Air Force Fears Irreversible Damage From Budget Impasse
With no clarity on next year’s or any future year budget, the U.S. Air Force expects to continue to have to ground airplanes, curtail pilot training and take other cost-cutting measures that, leaders fear, could permanently weaken the force.
“We never have put so many people on the ground because of a fiscal crisis,” said Lt. Gen. Burton M. Field, deputy chief of staff for operations, plans and requirements.
In one of the most pessimistic outlooks yet offered by a senior military official since sequester began, Field warned that the spending cuts, piled on to other earlier fiscal problems, is putting the Air Force at risk of losing its most highly trained pilots and of not being able to invest in its future leaders.
The 10 percent reduction mandated by sequestration could be absorbed by the Air Force without eroding its combat readiness if it were given discretion on what to cut and a firm forecast of how much money it will have in future budgets, Field said July 25 at a breakfast meeting in Washington, D.C., hosted by the American Enterprise Institute and the Air Force Association.
If the Air Force were able to close unneeded bases and make cuts to pay, benefits and other overhead expenses, it could more easily adjust to a reduced top line without gutting its combat power, he said. But in the absence of a budget plan and flexibility to allocate funds, the Air Force isscrambling to keep airplanes flying and airmen trained, Field said.
“We don’t have any real hard data on what’s going to happen in fiscal year 2014, and we don’t really know how we’re going to work through the out-years, either,” Field said.
“The reason we have problems is that we don’t have the right guidance on how we want to take cuts or shape the future,” he said. “We haven’t come to an agreement on how we are going to balance our active duty force against the Reserves force and Air National Guard.”
The sequester for the Air Force amounts to a $10 billion reduction per year over the next decade. When the cuts went into effect March 1, the service was already in a readiness deficit because it had to fund a $1.8 billion gap in its war operations budget. That made it all the more difficult to absorb another $10 billion hit, Field said. “Combat squadrons couldn’t afford to fly.”
In April, nine fighter and four bomber squadrons were grounded, and just last week returned to limited flying after the Air Force was authorized to shift funds from other accounts. The fix is only temporary, as a new fiscal year will begin Oct. 1. With Congress unlikely to agree on a budget on time, the Air Force could be grounding units again.
The disruptions to flying and weapons school training are significant and the impact has yet to be measured, Field said. “Coming out of this will be interesting,” he said. “We collected data while they were not flying and now we are monitoring how they are going to get back.”
Grounded pilots spent months studying academics, training in simulators and doing professional development. “But without practicing, it’s hard to apply the knowledge,” Field said. “Those skills are perishable.”

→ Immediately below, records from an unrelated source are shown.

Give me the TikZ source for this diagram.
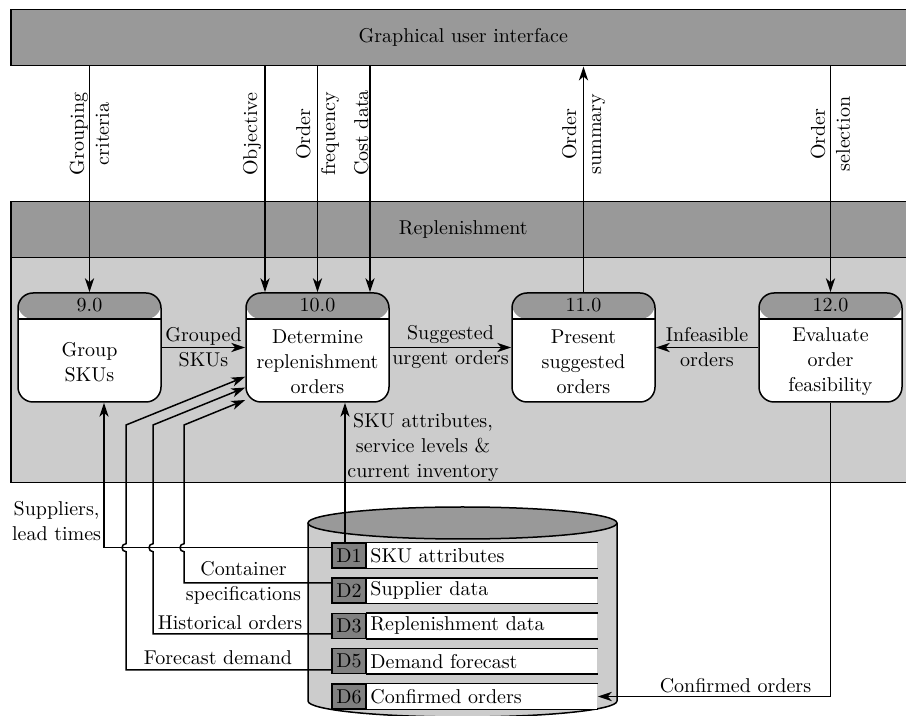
\documentclass[tikz,border=0pt]{standalone}
\usetikzlibrary{arrows.meta}
\begin{document}
\begin{tikzpicture}[x=0.5pt,y=-0.5pt,
  lw/.style={line width=0.75pt},
  bar/.style={lw, draw, fill=black!40, inner sep=0pt},
  arr/.style={lw, -{Stealth[length=7pt,width=4.6pt,inset=2pt]}},
  proc/.style={lw, draw, fill=white, rounded corners=7.5pt, minimum width=71.5pt, minimum height=54.5pt, inner sep=0pt,
     path picture={\fill[black!40] (path picture bounding box.north west) rectangle ([yshift=-13pt]path picture bounding box.north east);
        \draw[lw] ([yshift=-13pt]path picture bounding box.north west) -- ([yshift=-13pt]path picture bounding box.north east);}},
  ptxt/.style={align=center, inner sep=0pt, font=\fontsize{10}{12.5}\selectfont},
  lbl/.style={align=center, inner sep=1pt, font=\fontsize{10}{12.5}\selectfont},
  rlbl/.style={align=center, inner sep=0pt, rotate=90, font=\fontsize{10}{12.5}\selectfont},
  dsid/.style={lw, draw, fill=black!50, minimum width=17pt, minimum height=12.5pt, inner sep=0pt},
  dsname/.style={fill=white, anchor=west, text width=111.5pt, align=left, inner xsep=2pt, inner ysep=0pt, minimum height=12.5pt},
]
\useasboundingbox (0,0) rectangle (906,716);

% bars
\node[bar, minimum width=452.5pt, minimum height=28pt, anchor=north west] (gui) at (10,9) {Graphical user interface};
\node[lw, draw, fill=black!20, minimum width=452.5pt, minimum height=112.5pt, anchor=north west, inner sep=0pt] (area) at (10,257) {};
\node[bar, minimum width=452.5pt, minimum height=28pt, anchor=north west] (rep) at (10,201) {Replenishment};

% processes
\node[proc] (p9) at (89.5,347.5) {};
\node[proc] (p10) at (317.5,347.5) {};
\node[proc] (p11) at (583.5,347.5) {};
\node[proc] (p12) at (830.5,347.5) {};
\node[ptxt] (p9h) at ([yshift=-6.5pt]p9.north) {9.0};
\node[ptxt] (p10h) at ([yshift=-6.5pt]p10.north) {10.0};
\node[ptxt] (p11h) at ([yshift=-6.5pt]p11.north) {11.0};
\node[ptxt] (p12h) at ([yshift=-6.5pt]p12.north) {12.0};
\node[ptxt] (p9b) at ([yshift=-7.5pt]p9.center) {Group\\SKUs};
\node[ptxt] (p10b) at ([yshift=-7pt]p10.center) {Determine\\replenishment\\orders};
\node[ptxt] (p11b) at ([yshift=-7pt]p11.center) {Present\\suggested\\orders};
\node[ptxt] (p12b) at ([yshift=-7pt]p12.center) {Evaluate\\order\\feasibility};

% top flows
\coordinate (obj) at ([xshift=-26.25pt]p10.north);
\coordinate (cost) at ([xshift=26.25pt]p10.north);
\draw[arr] (p9.north |- gui.south) -- (p9.north);
\draw[arr] (obj |- gui.south) -- (obj);
\draw[arr] (p10.north |- gui.south) -- (p10.north);
\draw[arr] (cost |- gui.south) -- (cost);
\draw[arr] (p11.north) -- (p11.north |- gui.south);
\draw[arr] (p12.north |- gui.south) -- (p12.north);
\node[rlbl] (l1) at (89.5,134) {Grouping\\criteria};
\node[rlbl, anchor=base] (l2) at (257,134) {Objective};
\node[rlbl] (l3) at (317.5,134) {Order\\frequency};
\node[rlbl, anchor=base] (l4) at (368,133) {Cost data};
\node[rlbl] (l5) at (583.5,134) {Order\\summary};
\node[rlbl] (l6) at (830.5,134) {Order\\selection};

% horizontal flows
\draw[arr] (p9.east) -- (p10.west) node[lbl, midway] (l7) {Grouped\\SKUs};
\draw[arr] (p10.east) -- (p11.west) node[lbl, midway] (l8) {Suggested\\urgent orders};
\draw[arr] (p12.west) -- (p11.east) node[lbl, midway] (l9) {Infeasible\\orders};

% data store
\draw[lw, fill=black!20] (308,523) -- (308,701) arc[start angle=180, end angle=360, x radius=77.25pt, y radius=8pt] -- (617,523);
\draw[lw, fill=black!40] (462.5,523) ellipse [x radius=77.25pt, y radius=8pt];

\node[dsname] (d1) at (366,555.5) {SKU attributes};
\node[dsname] (d2) at (366,590.75) {Supplier data};
\node[dsname] (d3) at (366,626) {Replenishment data};
\node[dsname] (d5) at (366,661.25) {Demand forecast};
\node[dsname] (d6) at (366,696.5) {Confirmed orders};
\foreach \d in {d1,d2,d3,d5,d6}{
  \draw[lw] (\d.north west) -- (\d.north east) (\d.south west) -- (\d.south east);
}
\node[dsid] (d1id) at (349,555.5) {D1};
\node[dsid] (d2id) at (349,590.75) {D2};
\node[dsid] (d3id) at (349,626) {D3};
\node[dsid] (d5id) at (349,661.25) {D5};
\node[dsid] (d6id) at (349,696.5) {D6};

% flows from the data store
\coordinate (sku) at ([xshift=-2pt]d1id.north);
\draw[arr] (sku) -- (sku |- p10.south);
\node[lbl, anchor=north west, inner sep=0pt] (l10) at (347,413) {SKU attributes,\\service levels \&\\current inventory};

\coordinate (sup) at ([xshift=7.25pt]p9.south);
\draw[arr] ([yshift=3.9pt]d1id.west) -| (sup);
\node[lbl, anchor=east, inner sep=0pt] (l11) at (101.5,521) {Suppliers,\\lead times};

\draw[arr] ([yshift=-4.375pt]d5id.west) -| (126,551.7) arc[start angle=270, end angle=90, radius=2pt] -- (126,425) -- (p10.202);
\draw[arr] ([yshift=-4pt]d3id.west) -| (153,551.7) arc[start angle=270, end angle=90, radius=2pt] -- (153,425) -- (p10.209);
\draw[arr] ([yshift=3.875pt]d2id.west) -| (184,551.7) arc[start angle=270, end angle=90, radius=2pt] -- (184,425) -- (p10.216);

\node[lbl] (l12) at (243.5,583) {Container\\specifications};
\node[lbl, anchor=base] (l13) at (230,630) {Historical orders};
\node[lbl, anchor=base] (l14) at (218,665) {Forecast demand};

\draw[arr] (p12.south) |- (d6.east);
\node[lbl, anchor=base] (l15) at (735.5,693) {Confirmed orders};
\end{tikzpicture}
\end{document}
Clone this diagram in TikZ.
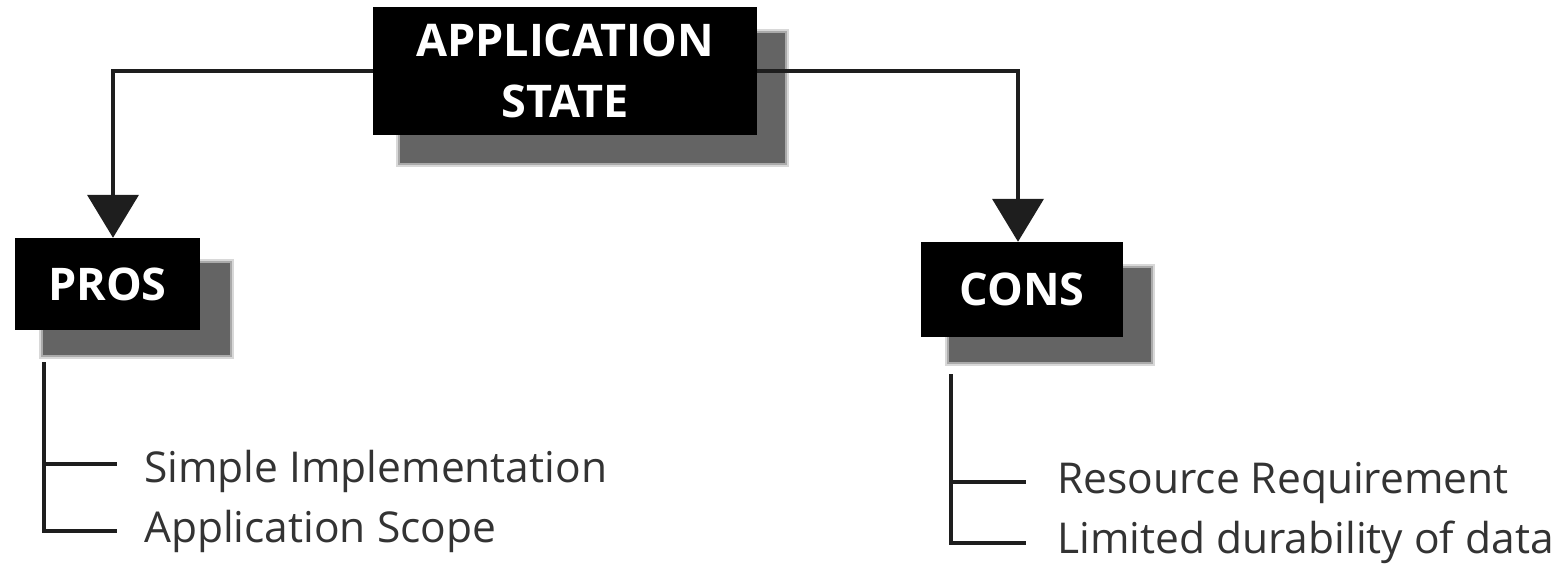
\documentclass[tikz,border=0pt]{standalone}
\usepackage{fontspec}
\setmainfont{Open Sans}
\usetikzlibrary{arrows.meta}
\definecolor{linec}{HTML}{1E1E1E}
\definecolor{textc}{HTML}{333333}
\definecolor{shadowc}{HTML}{646464}
\tikzset{
  boxnode/.style={fill=black, text=white, inner sep=0pt, align=center,
    font=\bfseries\fontsize{45}{61}\selectfont},
  conn/.style={draw=linec, line width=4pt, -{Triangle[width=51pt,length=43pt]}},
  listline/.style={draw=linec, line width=3.5pt},
  item/.style={anchor=base west, inner sep=0pt, text=textc,
    font=\fontsize{42.5}{50}\selectfont},
}
\newcommand{\softshadow}[4]{%
  \fill[shadowc, opacity=0.25] (#1-4,#2-4) rectangle (#3+4,#4+4);
  \fill[shadowc, opacity=0.4] (#1-2,#2-2) rectangle (#3+2,#4+2);
  \fill[shadowc] (#1,#2) rectangle (#3,#4);
}
\begin{document}
\begin{tikzpicture}[x=1pt,y=-1pt]
\useasboundingbox (0,0) rectangle (1560,567);
% shadows
\softshadow{400}{33}{785}{163}
\softshadow{43}{263}{230}{355}
\softshadow{949}{268}{1151}{362}
% boxes
\node[boxnode, minimum width=384pt, minimum height=128pt] (top) at (565,71) {APPLICATION\\STATE};
\node[boxnode, minimum width=185pt, minimum height=92pt] (pros) at (107.5,284) {PROS};
\node[boxnode, minimum width=202pt, minimum height=95pt] (cons) at (1022,289.5) {CONS};
% connector x positions
\coordinate (xl) at (113,0);
\coordinate (xr) at (1018,0);
\draw[conn] (top.west) -| (pros.north -| xl);
\draw[conn] (top.east) -| (cons.north -| xr);
% pros list
\coordinate (p0) at (44,362);
\coordinate (p1) at (44,464);
\coordinate (p2) at (44,531);
\coordinate (p1e) at (117,464);
\coordinate (p2e) at (117,531);
\draw[listline] (p0) -- (p2) -- (p2e);
\draw[listline] (p1) -- (p1e);
\node[item] (s1) at (144,482) {Simple Implementation};
\node[item] (s2) at (144,542) {Application Scope};
% cons list
\coordinate (c0) at (951,374);
\coordinate (c1) at (951,482);
\coordinate (c2) at (951,543);
\coordinate (c1e) at (1026,482);
\coordinate (c2e) at (1026,543);
\draw[listline] (c0) -- (c2) -- (c2e);
\draw[listline] (c1) -- (c1e);
\node[item] (r1) at (1057,493) {Resource Requirement};
\node[item] (r2) at (1057,553) {Limited durability of data};
\end{tikzpicture}
\end{document}
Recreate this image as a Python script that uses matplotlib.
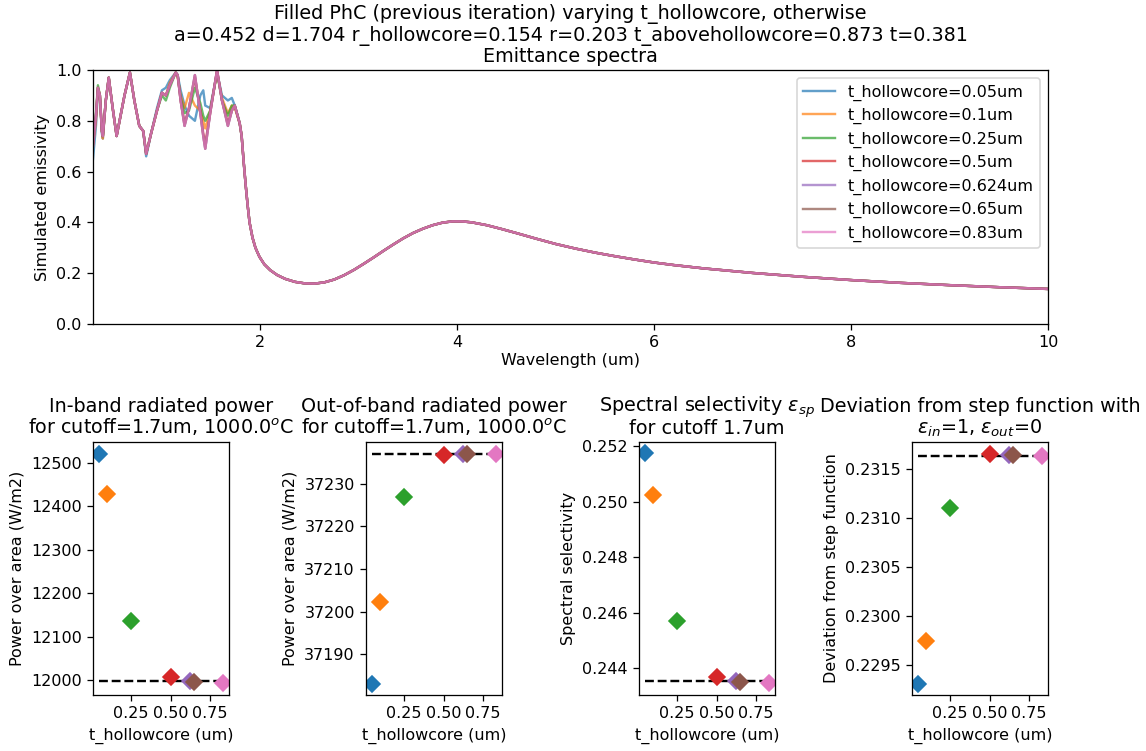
import numpy as np
import matplotlib
matplotlib.use("Agg")
import matplotlib.pyplot as plt

# ---------------- data ----------------
labels = ["0.05", "0.1", "0.25", "0.5", "0.624", "0.65", "0.83"]
t_hollowcore = [0.05, 0.1, 0.25, 0.5, 0.624, 0.65, 0.83]

# short-wavelength part (series differ here)
wl_head = [0.30, 0.33, 0.35, 0.37, 0.39, 0.40, 0.43, 0.46, 0.50, 0.54, 0.57, 0.62,
           0.675, 0.72, 0.77, 0.81, 0.84, 0.89, 0.95, 1.00, 1.04, 1.08, 1.14, 1.16,
           1.19, 1.23, 1.275, 1.335, 1.39, 1.42, 1.44, 1.49, 1.56, 1.61, 1.67, 1.71,
           1.74, 1.79]
em_005 = [0.65, 0.78, 0.92, 0.90, 0.75, 0.73, 0.88, 0.97, 0.85, 0.74, 0.80, 0.90,
          0.99, 0.88, 0.78, 0.76, 0.66, 0.75, 0.85, 0.92, 0.93, 0.96, 0.99, 0.98,
          0.92, 0.86, 0.82, 0.80, 0.90, 0.92, 0.86, 0.85, 0.99, 0.90, 0.88, 0.89,
          0.86, 0.79]
em_01 = [0.70, 0.80, 0.93, 0.90, 0.76, 0.73, 0.88, 0.97, 0.85, 0.74, 0.80, 0.90,
         0.99, 0.88, 0.78, 0.76, 0.67, 0.75, 0.84, 0.91, 0.90, 0.95, 0.99, 0.97,
         0.90, 0.85, 0.91, 0.86, 0.84, 0.80, 0.77, 0.84, 0.99, 0.89, 0.83, 0.86,
         0.85, 0.79]
em_025 = [0.71, 0.83, 0.94, 0.90, 0.76, 0.74, 0.88, 0.97, 0.85, 0.74, 0.80, 0.90,
          0.99, 0.88, 0.78, 0.76, 0.67, 0.75, 0.84, 0.90, 0.88, 0.93, 0.99, 0.98,
          0.89, 0.83, 0.84, 0.93, 0.87, 0.82, 0.80, 0.84, 0.99, 0.88, 0.82, 0.86,
          0.86, 0.79]
em_05 = [0.71, 0.82, 0.93, 0.90, 0.76, 0.74, 0.88, 0.97, 0.85, 0.74, 0.80, 0.90,
         0.99, 0.88, 0.78, 0.76, 0.67, 0.75, 0.84, 0.91, 0.90, 0.94, 0.99, 0.98,
         0.88, 0.79, 0.85, 0.97, 0.84, 0.75, 0.71, 0.83, 1.00, 0.88, 0.79, 0.84,
         0.86, 0.79]
em_0624 = [0.70, 0.82, 0.93, 0.90, 0.76, 0.74, 0.88, 0.97, 0.85, 0.74, 0.80, 0.90,
           0.99, 0.88, 0.78, 0.76, 0.67, 0.75, 0.84, 0.91, 0.90, 0.94, 0.99, 0.98,
           0.88, 0.78, 0.85, 0.98, 0.83, 0.74, 0.69, 0.83, 1.00, 0.88, 0.78, 0.84,
           0.86, 0.79]
em_065 = [0.71, 0.82, 0.93, 0.90, 0.76, 0.74, 0.88, 0.97, 0.85, 0.74, 0.80, 0.90,
          0.99, 0.88, 0.78, 0.76, 0.67, 0.75, 0.84, 0.91, 0.90, 0.94, 0.99, 0.98,
          0.88, 0.78, 0.85, 0.98, 0.83, 0.74, 0.69, 0.83, 1.00, 0.88, 0.78, 0.84,
          0.86, 0.79]
em_083 = [0.70, 0.82, 0.93, 0.90, 0.76, 0.74, 0.88, 0.97, 0.85, 0.74, 0.80, 0.90,
          0.99, 0.88, 0.78, 0.76, 0.67, 0.75, 0.84, 0.91, 0.90, 0.94, 0.99, 0.98,
          0.88, 0.78, 0.85, 0.98, 0.83, 0.74, 0.69, 0.83, 1.00, 0.88, 0.78, 0.84,
          0.86, 0.79]

# long-wavelength part (identical for all series)
wl_tail = [1.81, 1.83, 1.85, 1.87, 1.89, 1.92, 1.95, 1.99, 2.04, 2.10, 2.17, 2.25,
           2.35, 2.45, 2.55, 2.65, 2.75, 2.85, 2.95, 3.05, 3.15, 3.25, 3.35, 3.45,
           3.55, 3.65, 3.75, 3.85, 3.95, 4.05, 4.15, 4.3, 4.45, 4.6, 4.8, 5.0,
           5.2, 5.4, 5.6, 5.8, 6.0, 6.2, 6.5, 7.0, 7.5, 8.0, 8.5, 9.0, 9.5, 10.0]
em_tail = [0.74, 0.64, 0.55, 0.47, 0.40, 0.34, 0.30, 0.265, 0.235, 0.212, 0.193, 0.178,
           0.166, 0.160, 0.159, 0.164, 0.175, 0.192, 0.213, 0.237, 0.262, 0.288, 0.313, 0.337,
           0.358, 0.375, 0.389, 0.399, 0.404, 0.404, 0.400, 0.389, 0.374, 0.358, 0.336, 0.315,
           0.297, 0.281, 0.267, 0.254, 0.242, 0.232, 0.219, 0.201, 0.186, 0.173, 0.162, 0.153,
           0.145, 0.138]

spectra = [em_005, em_01, em_025, em_05, em_0624, em_065, em_083]

inband = [12521, 12427, 12135, 12008, 11997, 11996, 11992]
inband_ref = 11998
outband = [37183.2, 37202.2, 37226.9, 37236.7, 37236.95, 37237.0, 37237.0]
outband_ref = 37237.1
selectivity = [0.25174, 0.25023, 0.24569, 0.24370, 0.24353, 0.24350, 0.24345]
selectivity_ref = 0.24354
deviation = [0.22931, 0.22974, 0.23110, 0.23166, 0.23164, 0.23164, 0.23163]
deviation_ref = 0.23163

# ---------------- plot ----------------
W, H = 1146, 751
DPI = 115
fig = plt.figure(figsize=(W / DPI, H / DPI), dpi=DPI)
colors = plt.rcParams["axes.prop_cycle"].by_key()["color"]

def rect(x0, y0, x1, y1):
    return [x0 / W, 1 - y1 / H, (x1 - x0) / W, (y1 - y0) / H]

ax = fig.add_axes(rect(93, 70, 1048, 324))
for i, em in enumerate(spectra):
    wl = wl_head + wl_tail
    ee = em + em_tail
    ax.plot(wl, ee, color=colors[i], alpha=0.7, lw=1.5,
            label="t_hollowcore=" + labels[i] + "um")
ax.set_xlim(0.3, 10)
ax.set_ylim(0, 1)
ax.set_xlabel("Wavelength (um)", labelpad=1.5)
ax.set_ylabel("Simulated emissivity")
ax.set_title("Filled PhC (previous iteration) varying t_hollowcore, otherwise\n"
             "a=0.452 d=1.704 r_hollowcore=0.154 r=0.203 t_abovehollowcore=0.873 t=0.381\n"
             "Emittance spectra", fontsize=12, linespacing=1.1, pad=4.8)
ax.legend(loc="upper right", fontsize=10, labelspacing=0.46)

panels = [
    (93, inband, inband_ref,
     ["In-band radiated power", "for cutoff=1.7um, 1000.0$^o$C"],
     "Power over area (W/m2)"),
    (366, outband, outband_ref,
     ["Out-of-band radiated power", "for cutoff=1.7um, 1000.0$^o$C"],
     "Power over area (W/m2)"),
    (639, selectivity, selectivity_ref,
     ["Spectral selectivity $\\epsilon_{sp}$", "for cutoff 1.7um"],
     "Spectral selectivity"),
    (912, deviation, deviation_ref,
     ["Deviation from step function with", "$\\epsilon_{in}$=1, $\\epsilon_{out}$=0"],
     "Deviation from step function"),
]
for x0, vals, ref, tlines, ylab in panels:
    a = fig.add_axes(rect(x0, 442, x0 + 136, 695))
    a.hlines(ref, min(t_hollowcore), max(t_hollowcore), colors="k", linestyles="--")
    for i, (t, v) in enumerate(zip(t_hollowcore, vals)):
        a.plot([t], [v], marker="D", ms=7.5, color=colors[i], ls="none")
    for line, dy in zip(tlines, (30, 8)):
        a.annotate(line, xy=(0.5, 1.0), xycoords="axes fraction",
                   xytext=(0, dy), textcoords="offset pixels",
                   ha="center", va="baseline", fontsize=12)
    a.set_xlabel("t_hollowcore (um)")
    a.set_ylabel(ylab)
    a.set_xticks([0.25, 0.5, 0.75])
    a.ticklabel_format(axis="y", useOffset=False, style="plain")

fig.savefig("out.png", dpi=DPI)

Combat readiness was already below par before sequestration, Field said. The 2014 budget request includes funds to boost flying hours. The uncertainty about next year’s budget is going to continue to erode readiness, he said. “Nobody on the planet knows what the fiscal year 2014 budget is going to be.”
Field, who has two sons currently serving in the Air Force, has heard first-hand accounts of the disillusionment that the fiscal crunch is instilling across the force, as junior officers believe they will not have the career opportunities that their elders had.
The younger generations of officers are “not advancing as fast as we have in the past,” said Field. “This is common throughout all communities now. … and is going to have ripple effects [in both the combat] and the institutional air force.”
The officers in Field’s generation could aspire to become instructor pilots when they were either first lieutenants or captains. They could be weapons school instructor as mid-level captains. Today, said Field, “There is nobody who is going to be a weapons school instructor as a two-year captain. It’s just not going to happen,” he said. “We can’t get them through training and they don’t fly enough to get there,” he said. “The way we are growing our leaders for the future is going to be different. … We are trying to quantify what that means for the tactical and operational confidence of our future leaders.”
The ramifications of what is happening today are hard to predict, Field acknowledged. Under any scenario, cuts to training programs will be detrimental, he said. “The continuum of training is what has produced the air force we have today. When we cut the undergraduate, the formal training, we reduce the quality of the Air Force.”
Field said he worries about pilot morale. “They want to fly airplanes. They do not want to sit on the ground and study academics, day after day, and not fly airplanes. If we are going to create a force that doesn’t fly airplanes, we are going to face retention issues.”
Of the current active-duty force of 329,489 airmen (65,084 officers and 264,405 enlisted), 14,426 are pilots, 3,643 navigators and 1,540 air battle managers in the grade of lieutenant colonel and below.
It costs about a billion dollars to fund 25,000 airmen per year. The force has been shrinking gradually since 2004, when it reached 360,000 airmen. At the same time, personnel expenses have gone up 16 percent, according to Air Force estimates.